Wells Fargo Bank, N.A. v. Mitchell's Park, LLC
1:10-cv-03820
N.D. Ga.Oct 11, 2012Background
- Bridger Commercial Funding loaned Mitchell’s Park $5.55 million in July 2003 to build an apartment complex, with the loan secured by a promissory note, security deed, and related documents.
- Bright signed a Guaranty; Wells Fargo later acquired the loan rights as successor by consolidation with a special servicer, ORIX Capital.
- The transaction was non-recourse, but the Limited Recourse Liability Clause and Full Recourse Liability Clause allowed personal liability under certain breaches of Exhibit B single-purpose entity requirements.

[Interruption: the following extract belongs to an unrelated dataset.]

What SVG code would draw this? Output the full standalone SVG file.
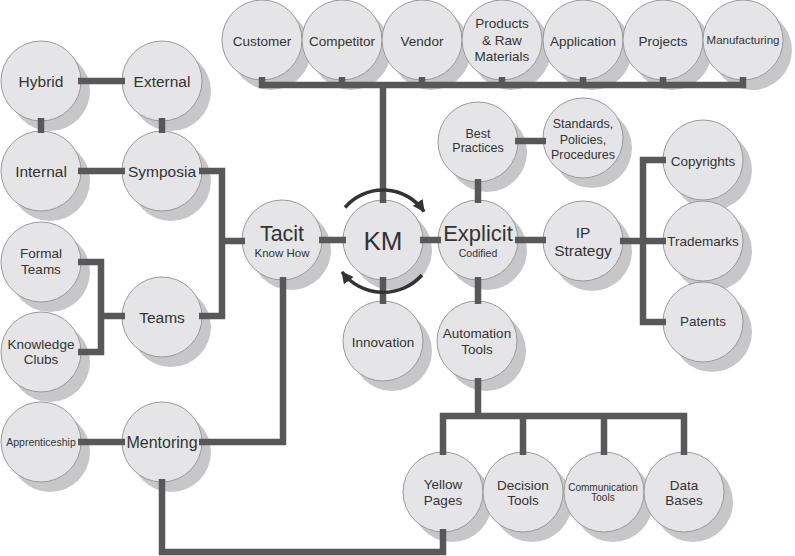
<svg xmlns="http://www.w3.org/2000/svg" width="795" height="556" viewBox="0 0 795 556">
<defs>
<style>
.sh{fill:#c7c7c9}
.c{fill:#e5e5e7;stroke:#9a9a9a;stroke-width:1}
text{font-family:"Liberation Sans",Arial,Helvetica,sans-serif;fill:#333;text-anchor:middle}
.f13{font-size:13.5px}
.f15{font-size:15.5px}
.ln{fill:none;stroke:#58585a;stroke-width:6.5;stroke-linejoin:miter;stroke-linecap:butt}
.arc{fill:none;stroke:#333;stroke-width:3.5}
</style>
<marker id="ah" markerUnits="userSpaceOnUse" markerWidth="12" markerHeight="12" viewBox="0 0 12 12" refX="11" refY="6" orient="auto">
<path d="M0,0 L12,6 L0,12 z" fill="#333"/>
</marker>
</defs>
<rect width="795" height="556" fill="#fff"/>

<g id="customer"><circle class="sh" cx="271" cy="50" r="40"/><circle class="c" cx="262" cy="40" r="40"/><text class="f13" x="262" y="45.5">Customer</text></g>
<g id="competitor"><circle class="sh" cx="351" cy="50" r="40"/><circle class="c" cx="342" cy="40" r="40"/><text class="f13" x="342" y="45.5">Competitor</text></g>
<g id="vendor"><circle class="sh" cx="431" cy="50" r="40"/><circle class="c" cx="422" cy="40" r="40"/><text class="f13" x="422" y="45.5">Vendor</text></g>
<g id="products"><circle class="sh" cx="511" cy="50" r="40"/><circle class="c" cx="502" cy="40" r="40"/><text class="f13" x="502" y="28">Products</text><text class="f13" x="502" y="44.5">&amp; Raw</text><text class="f13" x="502" y="61">Materials</text></g>
<g id="application"><circle class="sh" cx="592" cy="50" r="40"/><circle class="c" cx="583" cy="40" r="40"/><text class="f13" x="583" y="45.5">Application</text></g>
<g id="projects"><circle class="sh" cx="672" cy="50" r="40"/><circle class="c" cx="663" cy="40" r="40"/><text class="f13" x="663" y="45.5">Projects</text></g>
<g id="manufacturing"><circle class="sh" cx="752" cy="50" r="40"/><circle class="c" cx="743" cy="40" r="40"/><text x="743" y="44" font-size="11.5">Manufacturing</text></g>

<g id="hybrid"><circle class="sh" cx="50" cy="91" r="40"/><circle class="c" cx="41" cy="81" r="40"/><text class="f15" x="41" y="86.5">Hybrid</text></g>
<g id="external"><circle class="sh" cx="171" cy="91" r="40"/><circle class="c" cx="162" cy="81" r="40"/><text class="f15" x="162" y="86.5">External</text></g>
<g id="best-practices"><circle class="sh" cx="487" cy="152" r="40"/><circle class="c" cx="478" cy="142" r="40"/><text x="478" y="137.5" font-size="12.5">Best</text><text x="478" y="152" font-size="12.5">Practices</text></g>
<g id="standards"><circle class="sh" cx="592" cy="148" r="40"/><circle class="c" cx="583" cy="138" r="40"/><text x="583" y="127.5" font-size="12.5">Standards,</text><text x="583" y="143.5" font-size="12.5">Policies,</text><text x="583" y="158.5" font-size="12.5">Procedures</text></g>
<g id="internal"><circle class="sh" cx="50" cy="181" r="40"/><circle class="c" cx="41" cy="171" r="40"/><text class="f15" x="41" y="176.5">Internal</text></g>
<g id="symposia"><circle class="sh" cx="171" cy="181" r="40"/><circle class="c" cx="162" cy="171" r="40"/><text class="f15" x="162" y="176.5">Symposia</text></g>
<g id="copyrights"><circle class="sh" cx="712" cy="170" r="40"/><circle class="c" cx="703" cy="160" r="40"/><text class="f13" x="703" y="166">Copyrights</text></g>
<g id="tacit"><circle class="sh" cx="291" cy="250" r="40"/><circle class="c" cx="282" cy="240" r="40"/><text x="282" y="241" font-size="21.5">Tacit</text><text x="282" y="257" font-size="11.5">Know How</text></g>
<g id="km"><circle class="sh" cx="392" cy="250" r="40"/><circle class="c" cx="383" cy="240" r="40"/><text x="383" y="249.5" font-size="26">KM</text></g>
<g id="explicit"><circle class="sh" cx="487" cy="250" r="40"/><circle class="c" cx="478" cy="240" r="40"/><text x="478" y="241" font-size="22">Explicit</text><text x="478" y="257" font-size="10.5">Codified</text></g>
<g id="ip-strategy"><circle class="sh" cx="592" cy="251" r="40"/><circle class="c" cx="583" cy="241" r="40"/><text class="f15" x="583" y="237.5">IP</text><text class="f15" x="583" y="255.5">Strategy</text></g>
<g id="trademarks"><circle class="sh" cx="712" cy="251" r="40"/><circle class="c" cx="703" cy="241" r="40"/><text class="f13" x="703" y="246">Trademarks</text></g>
<g id="formal-teams"><circle class="sh" cx="50" cy="272" r="40"/><circle class="c" cx="41" cy="262" r="40"/><text class="f13" x="41" y="258">Formal</text><text class="f13" x="41" y="274">Teams</text></g>
<g id="teams"><circle class="sh" cx="171" cy="327" r="40"/><circle class="c" cx="162" cy="317" r="40"/><text class="f15" x="162" y="322.5">Teams</text></g>
<g id="innovation"><circle class="sh" cx="392" cy="351" r="40"/><circle class="c" cx="383" cy="341" r="40"/><text class="f13" x="383" y="347">Innovation</text></g>
<g id="automation-tools"><circle class="sh" cx="486" cy="351" r="40"/><circle class="c" cx="477" cy="341" r="40"/><text class="f13" x="477" y="338">Automation</text><text class="f13" x="477" y="354">Tools</text></g>
<g id="patents"><circle class="sh" cx="712" cy="332" r="40"/><circle class="c" cx="703" cy="322" r="40"/><text class="f13" x="703" y="326">Patents</text></g>
<g id="knowledge-clubs"><circle class="sh" cx="50" cy="362" r="40"/><circle class="c" cx="41" cy="352" r="40"/><text class="f13" x="41" y="349">Knowledge</text><text class="f13" x="41" y="364">Clubs</text></g>
<g id="apprenticeship"><circle class="sh" cx="50" cy="452" r="40"/><circle class="c" cx="41" cy="442" r="40"/><text x="41" y="446" font-size="10.5">Apprenticeship</text></g>
<g id="mentoring"><circle class="sh" cx="171" cy="452" r="40"/><circle class="c" cx="162" cy="442" r="40"/><text x="162" y="447.5" font-size="16">Mentoring</text></g>
<g id="yellow-pages"><circle class="sh" cx="452" cy="502" r="40"/><circle class="c" cx="443" cy="492" r="40"/><text class="f13" x="443" y="489">Yellow</text><text class="f13" x="443" y="505">Pages</text></g>
<g id="decision-tools"><circle class="sh" cx="532" cy="502" r="40"/><circle class="c" cx="523" cy="492" r="40"/><text class="f13" x="523" y="490">Decision</text><text class="f13" x="523" y="505">Tools</text></g>
<g id="communication-tools"><circle class="sh" cx="613" cy="502" r="40"/><circle class="c" cx="604" cy="492" r="40"/><text x="603" y="490.5" font-size="10">Communication</text><text x="603" y="501" font-size="10">Tools</text></g>
<g id="data-bases"><circle class="sh" cx="693" cy="502" r="40"/><circle class="c" cx="684" cy="492" r="40"/><text class="f13" x="684" y="490">Data</text><text class="f13" x="684" y="505">Bases</text></g>

<g id="connectors">
<path class="ln" d="M262,77 V85 H743 V77"/>
<path class="ln" d="M342,77 V85 M422,77 V85 M502,77 V85 M583,77 V85 M663,77 V85"/>
<path class="ln" d="M383,85 V203"/>
<path class="ln" d="M78,81 H125 M41,118 V133 M162,118 V133 M78,171 H125"/>
<path class="ln" d="M199,171 H222 V316 H199 M222,241 H245"/>
<path class="ln" d="M78,262 H101 V352 H78 M101,316 H125"/>
<path class="ln" d="M78,442 H125"/>
<path class="ln" d="M199,442 H283 V277"/>
<path class="ln" d="M162,479 V552 H443 V529"/>
<path class="ln" d="M319,240 H346 M420,240 H441 M515,240 H546"/>
<path class="ln" d="M383,277 V304 M478,179 V203 M515,141 H546 M478,277 V304"/>
<path class="ln" d="M478,378 V416"/>
<path class="ln" d="M443,455 V416 H684 V455 M523,416 V455 M604,416 V455"/>
<path class="ln" d="M620,241 H666 M666,160 H643 V322 H666"/>
<path class="arc" d="M345,207.5 A50,50 0 0 1 424,211.4" marker-end="url(#ah)"/>
<path class="arc" d="M422,275 A52,52 0 0 1 342,272" marker-end="url(#ah)"/>
</g>
</svg>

- Mitchell’s Park defaulted on February 1, 2010; Wells Fargo accelerated, demanded payment, and foreclosed on July 6, 2010, obtaining proceeds of $2.125 million on real property and $25,000 on personal property.
- After applying foreclosure proceeds, Wells Fargo claimed Mitchell’s Park triggered the Full Recourse Liability Clause, leaving an outstanding balance of approximately $4.24 million as of 2012.
- Wells Fargo filed suit for breach of contract seeking damages and attorneys’ fees, with Wells Fargo asserting both Mitchell’s Park and Bright breached their respective obligations.
Issues
| Issue | Plaintiff's Argument | Defendant's Argument | Held |
|---|---|---|---|
| Whether the court has subject matter jurisdiction despite a trust plaintiff | Wells Fargo claims diversity exists since plaintiff acts as trustee. | Defendants contend no diversity because trust and trustees from same state negate citizenship. | Denied; diversity jurisdiction maintained. |
| Whether Bright is shielded from partial summary judgment on the limited guaranty | Guaranty language shows Bright is bound under full recourse. | Guaranty misidentifies borrower; should be read to exclude Bright from full recourse. | Denied; Bright is encompassed by full recourse as guarantor. |
| Whether the Full Recourse Liability Clause is enforceable and not a liquidated damages clause | Clause allocates liability and seeks actual damages; not a penalty. | Clause functions as a liquidated damages provision because it caps damages. | Enforceable; not a liquidated damages clause. |
| Whether Wells Fargo is entitled to summary judgment on breach of contract claims | There were breaches by Mitchell’s Park and Bright; damages and fees due. | Disputed facts regarding damages and scope of liability; but argues against summary judgment on some points. | Granted; Plaintiff entitled to summary judgment on Counts I, II, and IV (breach and fees). |
Key Cases Cited
- 51382 Gratiot Avenue Holdings, LLC v. Chesterfield Development Co., 835 F. Supp. 2d 384 (E.D. Mich. 2011) (upholding full recourse liability under breach of solvent/solvency covenant)
- CSFB 2001-CP-4 Princeton Park Corporate Center, LLC v. SB Rental I, LLC, 980 A.2d 1 (N.J. Super. Ct. App. Div. 2009) (carve-out of non-recourse loan not liquidated damages; damages are actual)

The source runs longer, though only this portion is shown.